The fish you are seeing most likely died as a result of a bacterial infection. Pollution can most likely be ruled out based on the fact that the dead fish are almost exclusively carp. If this were a pollution case, a wide variety of fish species would be involved.

Your observations are not uncommon at this time of year (May). The Commission annually receives reports of similar kills for the Susquehanna and some of its tributaries as well as on the Delaware River and some of its tributary streams. As temperatures warm rapidly and carp spawning is occurring, some carp become stressed. Carp, weakened by the stress, are then susceptible to infection. The last two weeks of May represent times when most anglers and biologists report carp exhibiting these symptoms.

This type of fish kill is not unusual. In fact, they're more common than many people realize. Fish, like humans, battle disease and infection all the time. Often, because relatively small numbers of fish succumb, people don't even know a kill has occurred. But just as humans sometimes endure "bad flu seasons," the naturally occurring microorganisms that affect fish (or the agents like parasites that help transmit them) are periodically more prevalent or widespread than normal. This can be a result of environmental conditions such as water flow and temperature in a given year. Carp can sometimes be more susceptible than other fish species to certain infections. Because they are aggressive spawners, carp frequently scrape themselves in the rocky shallows. As we know from our own bodies, open wounds are often the pathway for an infection to take hold.

Other than the unsightliness and smell of decaying carcasses, there's most likely no threat to humans. Much as common human illnesses like a cold usually can't be transmitted to the family dog, fish diseases rarely affect people. And while a fish kill like the one you describe can be aesthetically displeasing to us, don't forget there are scavengers such as crayfish, birds, catfish - even raccoons - that greatly benefit from the plentiful food these remains provide. There's an old saying: "Mother Nature wastes nothing."

In 2000, the Commission received more reports of dead carp than usual, below are updates from that year.

(7/11/00) Similar carp die-offs have now been reported in the Harrisburg area, as well as the Upper Delaware River. In addition, kills have been noted in New Jersey, New York, Ohio and Ontario Canada. In working with our colleagues in other states/provinces, there has been discussion that the culprit could be viral rather than bacterial. There is a newly recognized virus, koi herpesvirus (KHV), that has been associated with mass mortality of juvenile and adult koi - a close relative of the common carp.

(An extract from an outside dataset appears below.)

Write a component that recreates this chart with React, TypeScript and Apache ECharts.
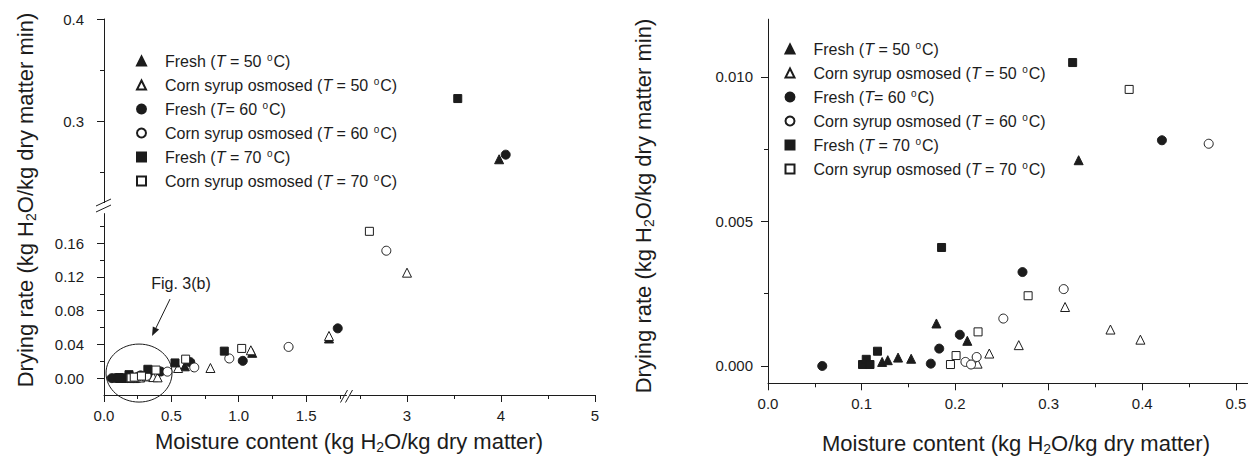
import React, { useEffect, useRef } from 'react';
import * as echarts from 'echarts';

type Pt = [number, number];

const FONT = "'Liberation Sans', Arial, Helvetica, sans-serif";
const INK = '#1c1c1c';

// ---- series identity ----
const seriesNames = [
  'Fresh (T = 50 oC)',
  'Corn syrup osmosed (T = 50 oC)',
  'Fresh (T= 60 oC)',
  'Corn syrup osmosed (T = 60 oC)',
  'Fresh (T = 70 oC)',
  'Corn syrup osmosed (T = 70 oC)',
];
const seriesSymbols = ['triangle', 'triangle', 'circle', 'circle', 'rect', 'rect'];
const seriesFilled = [true, false, true, false, true, false];

// ---- Fig. 3(b): low-moisture detail (also shown inside the circle of Fig. 3(a)) ----
const fresh50Detail: Pt[] = [[0.122, 0.00014], [0.128, 0.0002], [0.139, 0.00029], [0.153, 0.00025], [0.180, 0.00147], [0.213, 0.00087], [0.332, 0.00712]];
const corn50Detail: Pt[] = [[0.224, 0.00008], [0.2365, 0.00043], [0.268, 0.00072], [0.3175, 0.00204], [0.366, 0.00126], [0.398, 0.00091]];
const fresh60Detail: Pt[] = [[0.058, 0.0], [0.174, 0.00008], [0.183, 0.0006], [0.205, 0.00108], [0.272, 0.00325], [0.421, 0.00781]];
const corn60Detail: Pt[] = [[0.211, 0.00014], [0.217, 0.00005], [0.223, 0.00031], [0.2515, 0.00164], [0.316, 0.00266], [0.471, 0.00769]];
const fresh70Detail: Pt[] = [[0.101, 0.00005], [0.105, 0.00023], [0.109, 0.00005], [0.117, 0.00051], [0.1855, 0.0041], [0.3256, 0.0105]];
const corn70Detail: Pt[] = [[0.195, 0.00005], [0.201, 0.00036], [0.2245, 0.00118], [0.278, 0.00243], [0.386, 0.00957]];

// ---- Fig. 3(a): remaining points at higher moisture ----
const fresh50Wide: Pt[] = [[0.60, 0.014], [1.10, 0.030], [1.67, 0.047], [3.98, 0.2625]];
const corn50Wide: Pt[] = [[0.55, 0.012], [0.79, 0.012], [1.09, 0.033], [1.67, 0.050], [3.0, 0.125]];
const fresh60Wide: Pt[] = [[0.64, 0.019], [1.03, 0.0205], [1.735, 0.059], [4.05, 0.267]];
const corn60Wide: Pt[] = [[0.67, 0.0127], [0.93, 0.0233], [1.37, 0.037], [2.78, 0.151]];
const fresh70Wide: Pt[] = [[0.527, 0.018], [0.893, 0.032], [3.54, 0.322]];
const corn70Wide: Pt[] = [[0.606, 0.0225], [1.022, 0.0352], [2.60, 0.174]];

const detailData = [fresh50Detail, corn50Detail, fresh60Detail, corn60Detail, fresh70Detail, corn70Detail];
const wideData = [fresh50Wide, corn50Wide, fresh60Wide, corn60Wide, fresh70Wide, corn70Wide];

// ---- ticks ----
const xLowTicks = [0, 0.5, 1.0, 1.5];
const xLowMinor = [0.25, 0.75, 1.25, 1.75];
const xHighTicks = [3, 4, 5];
const xHighMinor = [2.5, 3.5, 4.5];
const yLowTicks = [0, 0.04, 0.08, 0.12, 0.16];
const yLowMinor = [0.02, 0.06, 0.10, 0.14, 0.18];
const yHighTicks = [0.3, 0.4];
const yHighMinor = [0.25, 0.35];
const xDetailTicks = [0, 0.1, 0.2, 0.3, 0.4, 0.5];
const xDetailMinor = [0.05, 0.15, 0.25, 0.35, 0.45];
const yDetailTicks = [0, 0.005, 0.010];
const yDetailMinor = [0.0025, 0.0075];

// axis extents (broken axes of Fig. 3(a))
const X_LOW: [number, number] = [0, 1.8];
const X_HIGH: [number, number] = [2.4, 5];
const Y_LOW: [number, number] = [-0.02, 0.195];
const Y_HIGH: [number, number] = [0.22, 0.4];
const X_DET: [number, number] = [0, 0.513];
const Y_DET: [number, number] = [-0.0006, 0.012];

const line = { color: INK, width: 1 };

function mainAxis(gridIndex: number, position: string, ext: [number, number], ticks: number[],
  fmt: (v: number) => string, margin: number) {
  return {
    type: 'value', gridIndex, position, min: ext[0], max: ext[1],
    axisLine: { show: true, onZero: false, lineStyle: line },
    axisTick: { show: true, inside: false, length: 7, customValues: ticks, lineStyle: line },
    axisLabel: { show: true, customValues: ticks, formatter: fmt, margin, fontSize: 15, fontFamily: FONT, color: INK },
    splitLine: { show: false },
  };
}
function minorAxis(gridIndex: number, position: string, ext: [number, number], ticks: number[]) {
  return {
    type: 'value', gridIndex, position, min: ext[0], max: ext[1],
    axisLine: { show: false, onZero: false },
    axisTick: { show: true, inside: false, length: 4, customValues: ticks, lineStyle: line },
    axisLabel: { show: false },
    splitLine: { show: false },
  };
}
function hiddenAxis(gridIndex: number, ext: [number, number]) {
  return { type: 'value', gridIndex, min: ext[0], max: ext[1], show: false, splitLine: { show: false } };
}

function legendRich(name: string) {
  const m = name.match(/^(.*\()T(.*?)o(C\))$/);
  if (!m) return name;
  return `{n|${m[1]}}{i|T}{n|${m[2]}}{s|o}{n|${m[3]}}`;
}

const richLegend = {
  n: { fontSize: 16, fontFamily: FONT, color: INK, lineHeight: 18 },
  i: { fontSize: 16, fontFamily: FONT, color: INK, fontStyle: 'italic', lineHeight: 18 },
  s: { fontSize: 10, fontFamily: FONT, color: INK, lineHeight: 12, verticalAlign: 'top', padding: [0, 1, 0, 1] },
};

function makeLegend(left: number, top: number) {
  return {
    orient: 'vertical', left, top, itemWidth: 9, itemHeight: 9, itemGap: 7,
    selectedMode: false, data: seriesNames,
    formatter: legendRich,
    textStyle: { fontSize: 16, fontFamily: FONT, color: INK, rich: richLegend, padding: [0, 0, 0, 14] },
  };
}

function titleText(x: number, y: number, parts: string, rotation = 0) {
  return {
    type: 'text', x, y, rotation,
    style: {
      text: parts,
      align: 'center', verticalAlign: 'middle',
      rich: {
        a: { fontSize: 22, fontFamily: FONT, fill: INK, color: INK, lineHeight: 26 },
        b: { fontSize: 14, fontFamily: FONT, fill: INK, color: INK, lineHeight: 14, verticalAlign: 'bottom' },
      },
    },
  };
}

export default function App() {
  const ref = useRef<HTMLDivElement>(null);
  useEffect(() => {
    if (!ref.current) return;
    const chart = echarts.init(ref.current, null, { renderer: 'svg' });

    const grids = [
      { left: 104, top: 213.6, width: 242.5, height: 181.4 }, // 0 lower-left
      { left: 350.6, top: 213.6, width: 244.4, height: 181.4 }, // 1 lower-right
      { left: 104, top: 19, width: 242.5, height: 183.6 }, // 2 upper-left
      { left: 350.6, top: 19, width: 244.4, height: 183.6 }, // 3 upper-right
      { left: 768, top: 19.2, width: 480, height: 364.1 }, // 4 Fig 3(b)
    ].map((g) => ({ ...g, containLabel: false, outerBoundsMode: 'none', show: false }));

    const f1 = (v: number) => v.toFixed(1);
    const f2 = (v: number) => v.toFixed(2);
    const f3 = (v: number) => v.toFixed(3);
    const f0 = (v: number) => String(Math.round(v));

    const xAxis = [
      mainAxis(0, 'bottom', X_LOW, xLowTicks, f1, 13),
      mainAxis(1, 'bottom', X_HIGH, xHighTicks, f0, 13),
      hiddenAxis(2, X_LOW),
      hiddenAxis(3, X_HIGH),
      mainAxis(4, 'bottom', X_DET, xDetailTicks, f1, 13),
      minorAxis(0, 'bottom', X_LOW, xLowMinor),
      minorAxis(1, 'bottom', X_HIGH, xHighMinor),
      minorAxis(4, 'bottom', X_DET, xDetailMinor),
    ];
    const yAxis = [
      mainAxis(0, 'left', Y_LOW, yLowTicks, f2, 20),
      hiddenAxis(1, Y_LOW),
      mainAxis(2, 'left', Y_HIGH, yHighTicks, f1, 20),
      hiddenAxis(3, Y_HIGH),
      mainAxis(4, 'left', Y_DET, yDetailTicks, f3, 15),
      minorAxis(0, 'left', Y_LOW, yLowMinor),
      minorAxis(2, 'left', Y_HIGH, yHighMinor),
      minorAxis(4, 'left', Y_DET, yDetailMinor),
    ];

    const series: any[] = [];
    seriesNames.forEach((name, i) => {
      const filled = seriesFilled[i];
      const sym = seriesSymbols[i];
      const base = {
        type: 'scatter', name, symbol: sym,
        symbolSize: sym === 'rect' ? 8 : 9,
        itemStyle: { color: filled ? INK : '#ffffff', borderColor: INK, borderWidth: 1, opacity: 1 },
        emphasis: { disabled: true },
        silent: true,
      };
      const all = [...detailData[i], ...wideData[i]];
      const parts: Pt[][] = [[], [], [], []];
      all.forEach((p) => {
        const hiX = p[0] > (X_LOW[1] + X_HIGH[0]) / 2;
        const hiY = p[1] > (Y_LOW[1] + Y_HIGH[0]) / 2;
        parts[(hiY ? 2 : 0) + (hiX ? 1 : 0)].push(p);
      });
      parts.forEach((d, g) => {
        if (d.length) series.push({ ...base, xAxisIndex: g, yAxisIndex: g, data: d });
      });
      series.push({ ...base, xAxisIndex: 4, yAxisIndex: 4, data: detailData[i] });
    });

    chart.setOption({
      animation: false,
      backgroundColor: '#ffffff',
      grid: grids,
      xAxis, yAxis,
      legend: [makeLegend(131, 47), makeLegend(779.5, 35)],
      series,
    });

    // annotations derived from the axes
    const c = chart.convertToPixel({ xAxisIndex: 0, yAxisIndex: 0 }, [0.26, 0.006]) as number[];
    const cx = c[0], cy = c[1];
    const tip = [cx + 13, cy - 37];
    const tail = [cx + 31, cy - 74];
    const dx = tip[0] - tail[0], dy = tip[1] - tail[1];
    const len = Math.hypot(dx, dy);
    const ux = dx / len, uy = dy / len;
    const bx = tip[0] - 9 * ux, by = tip[1] - 9 * uy;
    const px = -uy * 3.5, py = ux * 3.5;

    const brk = (x1: number, y1: number, x2: number, y2: number) => ({
      type: 'line', shape: { x1, y1, x2, y2 }, style: { stroke: INK, lineWidth: 1 },
    });

    chart.setOption({
      graphic: [
        { type: 'ellipse', shape: { cx, cy, rx: 33, ry: 29 }, style: { fill: 'none', stroke: INK, lineWidth: 1 } },
        { type: 'line', shape: { x1: tail[0], y1: tail[1], x2: bx, y2: by }, style: { stroke: INK, lineWidth: 1 } },
        { type: 'polygon', shape: { points: [[tip[0], tip[1]], [bx + px, by + py], [bx - px, by - py]] }, style: { fill: INK } },
        { type: 'text', x: cx + 42, y: cy - 90, style: { text: 'Fig. 3(b)', fontSize: 16, fontFamily: FONT, fill: INK, align: 'center', verticalAlign: 'middle' } },
        // y-axis break
        brk(96, 206, 111, 199),
        brk(96, 212, 111, 205),
        // x-axis break
        brk(340.5, 402.5, 347.5, 390),
        brk(345.5, 402.5, 352.5, 390),
        // axis titles
        titleText(349, 441, '{a|Moisture content (kg H}{b|2}{a|O/kg dry matter)}'),
        titleText(1016, 443, '{a|Moisture content (kg H}{b|2}{a|O/kg dry matter)}'),
        titleText(25, 200, '{a|Drying rate (kg H}{b|2}{a|O/kg dry matter min)}', Math.PI / 2),
        titleText(643, 206, '{a|Drying rate (kg H}{b|2}{a|O/kg dry matter min)}', Math.PI / 2),
      ],
    });

    return () => chart.dispose();
  }, []);

  return (
    <div
      ref={ref}
      style={{ position: 'absolute', left: 0, top: 0, width: 1248, height: 457, background: '#fff' }}
    />
  );
}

(7/12/00) Illinois and Michigan have also reported carp die-offs this summer. Aeromonas hydrophila (which in the past has caused carp die-offs in Wisconsin, Arkansas and the United Kingdom) and KHV are the leading suggested pathogens by biologists monitoring the kills. A flexibacter (bacteria) has been identified in the Delaware River kill. It is important to note that while it is interesting to observe widespread reports of carp kills this summer, it is also premature to assume a direct connection or single causative agent.

(7/13/00) Biologists monitoring the carp die-offs concur that given the large geographic region in which mortality has been noted, a broad reaching phenomenon (such as weather influence) seems plausible. It is unlikely any singular infectious organism or other such agent would spread that quickly across such a large area, yet leave many populations of carp unaffected. The fact that the dead carp are almost exclusively of adult size lends credence to the theory that spawning stress accentuated by fluctuation water levels and temperatures (heavy rains, winds, etc.) were the main contributing factors leading to die-offs. Fish may die due to thermal stress (large shifts in temperature after a rain) or oxygen stress (associated with runoff). Spawning fish are already under stress (including diminished immune capacity). Either a sudden or gradual shift in temperature or oxygen can further weaken a fish which may either directly kill the fish or increase the likelihood of secondary infections.